Responses and Market Dynamics
In response to the regulatory mandate, Nigerian banks are poised to undertake a spectrum of strategic initiatives aimed at bolstering their capital bases and ensuring regulatory compliance. Mergers, acquisitions, and strategic partnerships may emerge as viable avenues for consolidating resources, optimising operational efficiencies, and enhancing market competitiveness.
Concurrently, banks are expected to explore diverse capital-raising mechanisms, such as rights issues, private placements, or debt financing, to fortify their capital buffers within the prescribed timeframe.

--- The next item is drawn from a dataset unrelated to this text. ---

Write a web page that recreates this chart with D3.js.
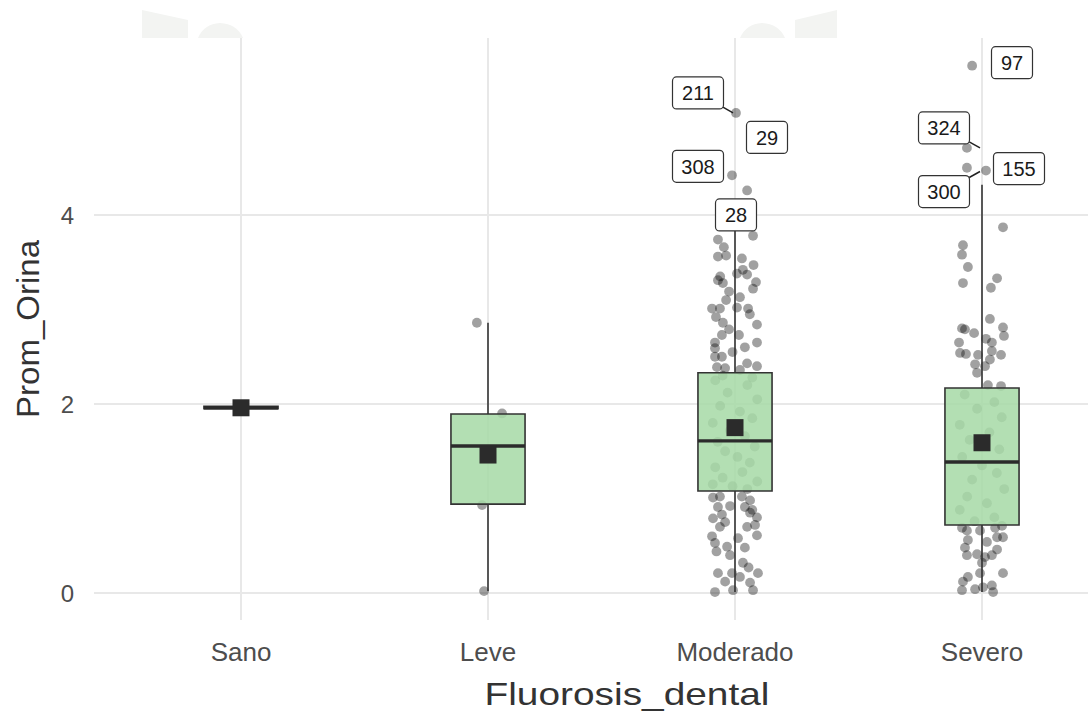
<!DOCTYPE html>
<html>
<head>
<meta charset="utf-8">
<script src="https://cdn.jsdelivr.net/npm/d3@7"></script>
<style>
  body { margin: 0; background: #fff; }
  text { font-family: "Liberation Sans", Arial, sans-serif; }
</style>
</head>
<body>
<div id="chart"></div>
<script>
// categories and box statistics
var categories = ["Sano", "Leve", "Moderado", "Severo"];
var q1Values     = [1.95, 0.94, 1.08, 0.72];
var medianValues = [1.96, 1.555, 1.61, 1.386];
var q3Values     = [1.975, 1.894, 2.33, 2.17];
var whiskerLow   = [1.95, 0.02, 0.01, 0.01];
var whiskerHigh  = [1.975, 2.86, 3.98, 4.32];
var meanValues   = [1.96, 1.46, 1.75, 1.59];

// jittered points: [offset (category units), value]
var sanoPoints = [[0.0, 1.96]];
var levePoints = [[-0.045, 2.86], [0.057, 1.9], [-0.024, 0.93], [-0.016, 0.02]];
var moderadoPoints = [
  [0.004, 5.08], [-0.012, 4.42], [0.049, 4.26], [0.0, 3.98],
  [-0.069, 3.74], [-0.045, 3.66], [-0.069, 3.56], [-0.036, 3.57], [0.073, 3.78], [0.028, 3.54],
  [0.032, 3.42], [0.049, 3.37], [0.008, 3.38], [-0.069, 3.31], [-0.049, 3.28], [0.085, 3.29],
  [0.073, 3.22], [-0.024, 3.19], [0.02, 3.13], [-0.036, 3.10], [-0.093, 3.01], [-0.061, 3.01],
  [-0.077, 2.92], [0.008, 3.02], [0.053, 3.01], [-0.049, 2.86], [-0.024, 2.79], [0.089, 2.84],
  [-0.053, 2.73], [0.016, 2.73], [-0.081, 2.65], [-0.081, 2.59], [0.04, 2.60], [0.089, 2.65],
  [-0.081, 2.50], [-0.053, 2.50], [0.049, 2.43], [0.089, 2.40], [-0.073, 2.39], [-0.04, 2.38],
  [0.02, 2.36], [-0.06, 3.35], [0.06, 2.95], [-0.01, 2.55], [0.075, 3.47],
  [-0.08, 2.25], [0.05, 2.2], [-0.03, 2.12], [0.09, 2.05], [-0.06, 1.98], [0.02, 1.92],
  [0.07, 1.85], [-0.09, 1.8], [-0.02, 1.72], [0.04, 1.66], [-0.07, 1.6], [0.08, 1.55],
  [-0.04, 1.5], [0.01, 1.44], [0.06, 1.38], [-0.08, 1.33], [0.03, 1.28], [-0.05, 1.22],
  [0.09, 1.18], [-0.01, 1.13], [0.05, 1.1], [-0.09, 1.15], [0.07, 2.28], [-0.05, 2.3],
  [-0.089, 1.01], [-0.061, 1.02], [0.028, 1.02], [0.061, 0.98], [-0.069, 0.91], [-0.02, 0.92],
  [0.04, 0.91], [-0.053, 0.83], [0.061, 0.85], [-0.089, 0.79], [0.089, 0.80], [-0.04, 0.75],
  [0.049, 0.70], [0.081, 0.72], [-0.061, 0.70], [0.089, 0.61], [-0.093, 0.60], [-0.081, 0.53],
  [-0.032, 0.49], [0.012, 0.58], [0.04, 0.48], [-0.02, 0.40], [0.032, 0.32], [-0.069, 0.21],
  [-0.012, 0.21], [0.093, 0.21], [0.02, 0.17], [-0.04, 0.12], [0.061, 0.11], [-0.081, 0.01],
  [-0.008, 0.03], [0.073, 0.03], [0.07, 0.88], [-0.075, 0.44], [0.055, 0.27]
];
var severoPoints = [
  [-0.04, 5.58], [-0.061, 4.71], [-0.061, 4.50], [0.016, 4.47],
  [0.085, 3.87], [-0.077, 3.68], [-0.081, 3.58], [-0.057, 3.45], [-0.077, 3.28], [0.061, 3.33],
  [0.036, 3.23], [0.032, 2.90], [-0.081, 2.80], [-0.069, 2.79], [-0.032, 2.75], [0.085, 2.81],
  [0.089, 2.72], [-0.093, 2.65], [0.016, 2.69], [0.04, 2.65], [-0.089, 2.54], [-0.065, 2.53],
  [-0.016, 2.52], [0.04, 2.56], [0.077, 2.52], [0.032, 2.47], [-0.028, 2.42], [0.012, 2.40],
  [-0.02, 2.33], [0.024, 2.20], [0.077, 2.19],
  [-0.07, 2.1], [0.05, 2.02], [-0.02, 1.95], [0.08, 1.86], [-0.09, 1.78], [0.03, 1.7],
  [-0.05, 1.62], [0.07, 1.52], [-0.08, 1.44], [0.0, 1.35], [0.06, 1.27], [-0.04, 1.2],
  [0.09, 1.1], [-0.06, 1.02], [0.02, 0.95], [-0.09, 0.88], [0.05, 0.8], [-0.03, 0.76],
  [-0.081, 0.69], [-0.061, 0.66], [-0.008, 0.66], [0.053, 0.69], [0.081, 0.71], [0.061, 0.59],
  [0.085, 0.59], [-0.057, 0.56], [0.02, 0.54], [-0.069, 0.48], [0.061, 0.46], [-0.061, 0.40],
  [-0.02, 0.41], [0.012, 0.38], [0.04, 0.40], [0.0, 0.32], [-0.008, 0.21], [0.085, 0.21],
  [-0.057, 0.17], [-0.077, 0.12], [0.04, 0.08], [-0.081, 0.03], [-0.028, 0.04], [0.045, 0.01],
  [0.004, 0.06]
];
var pointSets = [sanoPoints, levePoints, moderadoPoints, severoPoints];

// labelled observations
var labelIds      = ["211", "29", "308", "28", "97", "324", "300", "155"];
var labelCategory = ["Moderado", "Moderado", "Moderado", "Moderado", "Severo", "Severo", "Severo", "Severo"];
var labelValues   = [5.08, 4.26, 4.42, 3.98, 5.58, 4.71, 4.46, 4.47];
// label placement relative to its point (pixels) and whether a leader line shows
var labelDx  = [-37, 32, -37, 1, 30, -38, -38, 37];
var labelDy  = [-20, -53, -9, -2, -3, -20, 20, -2];
var labelSeg = [true, false, false, false, false, true, true, false];

var yTicks = [0, 2, 4];

var width = 1088, height = 718;
var panel = { left: 94, right: 1088, top: 38, bottom: 620 };

var svg = d3.select("#chart").append("svg")
    .attr("width", width)
    .attr("height", height)
    .style("display", "block");

svg.append("rect").attr("width", width).attr("height", height).attr("fill", "#fff");

// faint watermark remnants along the top edge
var mark = svg.append("g").attr("fill", "#f3f4f2");
mark.append("path").attr("d", "M142,10 L188,20 L188,38 L142,38 Z");
mark.append("path").attr("d", "M198,38 Q204,24 220,23 Q237,24 243,38 Z");
mark.append("path").attr("d", "M740,38 Q746,24 762,23 Q779,24 785,38 Z");
mark.append("path").attr("d", "M795,20 L837,10 L837,38 L795,38 Z");

var x = d3.scalePoint().domain(categories).range([241, 982]);
var step = x.step();
var y = d3.scaleLinear().domain([0, 4]).range([593, 215]);

// grid
var grid = svg.append("g");
grid.selectAll(".hgrid").data(yTicks).join("line")
    .attr("x1", panel.left).attr("x2", panel.right)
    .attr("y1", d => y(d)).attr("y2", d => y(d))
    .attr("stroke", "#e8e8e8").attr("stroke-width", 2);
grid.selectAll(".vgrid").data(categories).join("line")
    .attr("x1", d => x(d)).attr("x2", d => x(d))
    .attr("y1", panel.top).attr("y2", panel.bottom)
    .attr("stroke", "#e8e8e8").attr("stroke-width", 2);

// jittered points
var pts = [];
categories.forEach(function (c, i) {
    pointSets[i].forEach(function (p) { pts.push({ cat: c, off: p[0], v: p[1] }); });
});
svg.append("g").selectAll("circle").data(pts).join("circle")
    .attr("cx", d => x(d.cat) + d.off * step)
    .attr("cy", d => y(d.v))
    .attr("r", 4.9)
    .attr("fill", "#000")
    .attr("fill-opacity", 0.37);

// boxplots
var boxW = 0.3 * step;
var stats = categories.map(function (c, i) {
    return { cat: c, q1: q1Values[i], med: medianValues[i], q3: q3Values[i],
             lo: whiskerLow[i], hi: whiskerHigh[i], mean: meanValues[i] };
});
var box = svg.append("g").selectAll("g").data(stats).join("g");
box.append("line")
    .attr("x1", d => x(d.cat)).attr("x2", d => x(d.cat))
    .attr("y1", d => y(d.hi)).attr("y2", d => y(d.q3))
    .attr("stroke", "#333").attr("stroke-width", 1.6);
box.append("line")
    .attr("x1", d => x(d.cat)).attr("x2", d => x(d.cat))
    .attr("y1", d => y(d.q1)).attr("y2", d => y(d.lo))
    .attr("stroke", "#333").attr("stroke-width", 1.6);
box.append("path")
    .attr("d", function (d) {
        var x0 = x(d.cat) - boxW / 2, x1 = x(d.cat) + boxW / 2;
        return "M" + x0 + "," + y(d.q3) + "H" + x1 + "V" + y(d.q1) + "H" + x0 + "Z";
    })
    .attr("fill", "rgb(166,218,166)")
    .attr("fill-opacity", 0.86)
    .attr("stroke", "#333").attr("stroke-width", 1.6);
box.append("line")
    .attr("x1", d => x(d.cat) - boxW / 2).attr("x2", d => x(d.cat) + boxW / 2)
    .attr("y1", d => y(d.med)).attr("y2", d => y(d.med))
    .attr("stroke", "#2b2b2b").attr("stroke-width", 3.4);
box.append("rect")
    .attr("x", d => x(d.cat) - 8.5)
    .attr("y", d => y(d.mean) - 8.5)
    .attr("width", 17).attr("height", 17)
    .attr("fill", "#2b2b2b");

// labels (ggrepel style)
var labs = labelIds.map(function (id, i) {
    var px = x(labelCategory[i]), py = y(labelValues[i]);
    return { id: id, px: px, py: py, lx: px + labelDx[i], ly: py + labelDy[i], seg: labelSeg[i] };
});
var lg = svg.append("g").selectAll("g").data(labs).join("g");
lg.filter(d => d.seg).append("line")
    .attr("x1", d => d.lx).attr("y1", d => d.ly)
    .attr("x2", d => d.px - 2).attr("y2", d => d.py)
    .attr("stroke", "#222").attr("stroke-width", 1.5);
lg.each(function (d) {
    var g = d3.select(this);
    var w = d.id.length === 3 ? 51 : 41;
    g.append("rect")
        .attr("x", d.lx - w / 2).attr("y", d.ly - 16)
        .attr("width", w).attr("height", 32)
        .attr("rx", 4)
        .attr("fill", "#fff")
        .attr("stroke", "#333").attr("stroke-width", 1.2);
    g.append("text")
        .attr("x", d.lx).attr("y", d.ly)
        .attr("dy", "0.36em")
        .attr("text-anchor", "middle")
        .style("font-size", "20px")
        .attr("fill", "#1a1a1a")
        .text(d.id);
});

// axes text
svg.append("g").selectAll("text").data(yTicks).join("text")
    .attr("x", 74).attr("y", d => y(d))
    .attr("dy", "0.36em")
    .attr("text-anchor", "end")
    .style("font-size", "24px")
    .attr("fill", "#4d4d4d")
    .text(d => d);
svg.append("g").selectAll("text").data(categories).join("text")
    .attr("x", d => x(d)).attr("y", 652)
    .attr("dy", "0.36em")
    .attr("text-anchor", "middle")
    .style("font-size", "26px")
    .attr("fill", "#4d4d4d")
    .text(d => d);
svg.append("text")
    .attr("x", 627).attr("y", 693)
    .attr("dy", "0.36em")
    .attr("text-anchor", "middle")
    .style("font-size", "32px")
    .attr("textLength", 285)
    .attr("lengthAdjust", "spacingAndGlyphs")
    .attr("fill", "#333")
    .text("Fluorosis_dental");
svg.append("text")
    .attr("transform", "translate(27,329) rotate(-90)")
    .attr("dy", "0.36em")
    .attr("text-anchor", "middle")
    .style("font-size", "32px")
    .attr("textLength", 178)
    .attr("lengthAdjust", "spacingAndGlyphs")
    .attr("fill", "#333")
    .text("Prom_Orina");
</script>
</body>
</html>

Based on the revised computation method considering paid-up capital and share premium, several banks, both international and national, face significant capital adjustments to meet the new regulatory standards set by the CBN.

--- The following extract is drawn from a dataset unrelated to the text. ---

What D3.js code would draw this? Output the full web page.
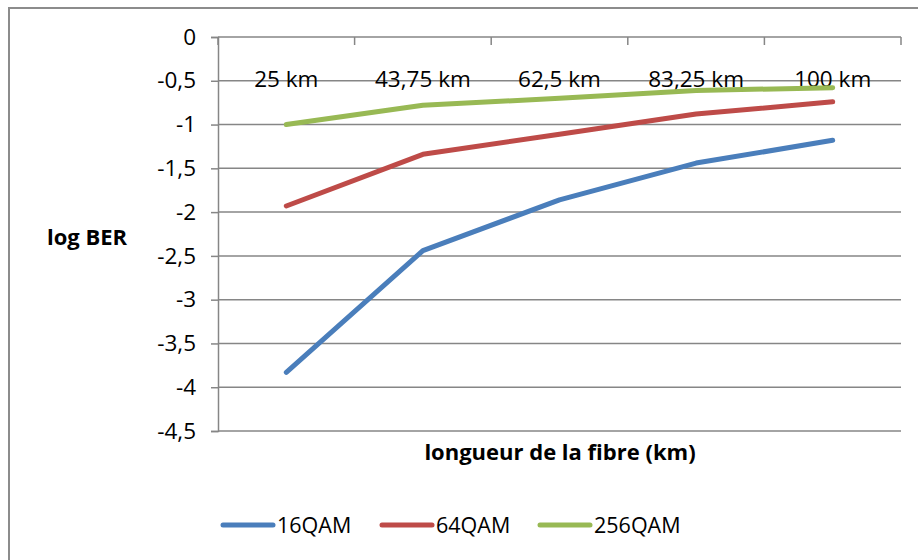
<!DOCTYPE html>
<html>
<head>
<meta charset="utf-8">
<script src="https://cdn.jsdelivr.net/npm/d3@7"></script>
<style>
  html, body { margin: 0; padding: 0; background: #fff; }
  svg { display: block; }
  text { font-family: "Open Sans", Lato, "Liberation Sans", sans-serif; fill: #000; }
</style>
</head>
<body>
<svg id="chart" width="918" height="560"></svg>
<script>
// Fibre lengths (categories) and log BER per modulation format
const categories = ["25 km", "43,75 km", "62,5 km", "83,25 km", "100 km"];
const qam16  = [-3.83, -2.44, -1.86, -1.44, -1.18];
const qam64  = [-1.93, -1.34, -1.11, -0.88, -0.74];
const qam256 = [-1.00, -0.78, -0.70, -0.61, -0.58];
const seriesNames = ["16QAM", "64QAM", "256QAM"];
const yTicks = [0, -0.5, -1, -1.5, -2, -2.5, -3, -3.5, -4, -4.5];

const series = [
  { name: seriesNames[0], values: qam16,  color: "#4A7EBB" },
  { name: seriesNames[1], values: qam64,  color: "#BE4B48" },
  { name: seriesNames[2], values: qam256, color: "#98B954" }
];

const svg = d3.select("#chart");
const plot = { left: 218, right: 901, top: 37, bottom: 431 };
const gridColor = "#868686";
const font = "'Open Sans', Lato, sans-serif";
const labelSize = "22.5px";

// chart frame (left and top edges)
svg.append("path")
  .attr("d", "M9,560 V8 H918")
  .attr("fill", "none")
  .attr("stroke", "#8c8c8c")
  .attr("stroke-width", 2);

const x = d3.scalePoint().domain(categories).range([plot.left, plot.right]).padding(0.5);
const xBand = d3.scaleBand().domain(categories).range([plot.left, plot.right]);
const y = d3.scaleLinear().domain([0, -4.5]).range([plot.top, plot.bottom]);

// horizontal gridlines
svg.append("g").selectAll("line")
  .data(yTicks)
  .join("line")
  .attr("x1", plot.left).attr("x2", plot.right)
  .attr("y1", d => y(d)).attr("y2", d => y(d))
  .attr("stroke", gridColor).attr("stroke-width", 1.5);

// value axis
const fmt = d => String(d).replace(".", ",");
const yAxis = svg.append("g")
  .attr("transform", `translate(${plot.left},0)`)
  .call(d3.axisLeft(y).tickValues(yTicks).tickSize(7).tickPadding(15).tickFormat(fmt));
yAxis.select(".domain").attr("stroke", gridColor).attr("stroke-width", 1.5);
yAxis.selectAll(".tick line").attr("stroke", gridColor).attr("stroke-width", 1.5);
yAxis.selectAll(".tick text")
  .style("font-size", labelSize)
  .style("font-family", font)
  .attr("fill", "#000");

// category axis along the zero line, ticks between categories
const boundaries = categories.map(c => xBand(c)).concat([plot.right]);
svg.append("g").selectAll("line")
  .data(boundaries)
  .join("line")
  .attr("x1", d => d).attr("x2", d => d)
  .attr("y1", y(0)).attr("y2", y(0) + 8)
  .attr("stroke", gridColor).attr("stroke-width", 1.5);

svg.append("g").selectAll("text")
  .data(categories)
  .join("text")
  .attr("x", d => x(d))
  .attr("y", 87)
  .attr("text-anchor", "middle")
  .style("font-size", labelSize)
  .text(d => d);

// series lines
const line = d3.line()
  .x((d, i) => x(categories[i]))
  .y(d => y(d));

svg.append("g").selectAll("path")
  .data(series)
  .join("path")
  .attr("d", s => line(s.values))
  .attr("fill", "none")
  .attr("stroke", s => s.color)
  .attr("stroke-width", 5)
  .attr("stroke-linecap", "round")
  .attr("stroke-linejoin", "round");

// axis titles
svg.append("text")
  .attr("x", 87).attr("y", 245)
  .attr("text-anchor", "middle")
  .style("font-size", "22px").style("font-weight", "bold")
  .text("log BER");

svg.append("text")
  .attr("x", 560).attr("y", 460)
  .attr("text-anchor", "middle")
  .style("font-size", "22px").style("font-weight", "bold")
  .text("longueur de la fibre (km)");

// legend
const legendX = [223, 382, 540];
const legend = svg.append("g").selectAll("g")
  .data(series)
  .join("g")
  .attr("transform", (d, i) => `translate(${legendX[i]},525)`);
legend.append("line")
  .attr("x1", 0).attr("x2", 50)
  .attr("stroke", d => d.color).attr("stroke-width", 5)
  .attr("stroke-linecap", "round");
legend.append("text")
  .attr("x", 54).attr("y", 8)
  .style("font-size", "21.5px")
  .text(d => d.name);
</script>
</body>
</html>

For international banks like Access Bank, which currently boasts a minimum capital of N251.81 billion, the new requirement of N500 billion necessitates raising an additional N248.19 billion. Similarly, Ecobank, with a minimum capital of N353.51 billion, must secure an extra N146.49 billion to comply with the updated regulations. Other major players in the international banking arena, such as First Bank of Nigeria Holdings (FBNH) Plc, FCMB, GTB, and Fidelity Bank, face substantial capital raises ranging from N248.66 billion to N384.70 billion to meet the new thresholds.
Among national banks, Stanbic IBTC, with a minimum capital of N109.26 billion, is required to augment its capital by N90.74 billion to reach the N200 billion threshold. Similarly, Sterling Bank, currently standing at N57.15 billion, needs to secure an additional N142.85 billion to meet the new minimum capital requirement.
Furthermore, other international banks like UBA, with a minimum capital of N115.82 billion, and Zenith Bank, with N270.75 billion, face capital shortfalls of N384.18 billion and N229.26 billion, respectively, under the new regulatory framework.
These adjustments underscore the significant capital challenges that banks, both domestic and international, must address to ensure compliance with the CBN’s stringent requirements.
Engaging Investors and Stakeholders
The recapitalisation drive is likely to catalyse heightened investor interest and stakeholder engagement within the Nigerian banking sector. Institutional investors, in particular, are poised to play a pivotal role in providing the requisite capital infusion, thereby influencing banks’ strategic direction and growth trajectory. The potential inclusion of retained earnings in the regulatory capital calculation could shape investor sentiment and market dynamics, influencing investment preferences and risk perceptions across the banking sector.
Regulatory compliance
As Nigerian banks navigate the intricacies of regulatory compliance and strategic adaptation in the wake of the CBN’s recapitalisation directive, collaboration and synergy between regulators, banks, and investors will be paramount. By adopting a holistic approach encompassing prudent capital management, strategic risk mitigation, and stakeholder engagement, banks can not only enhance their financial resilience but also serve as catalysts for sustainable economic growth and development in Nigeria. The recapitalisation drive, far from being a mere regulatory mandate, represents a transformative opportunity to fortify the foundations of Nigeria’s banking system and position it for long-term stability amidst evolving market dynamics.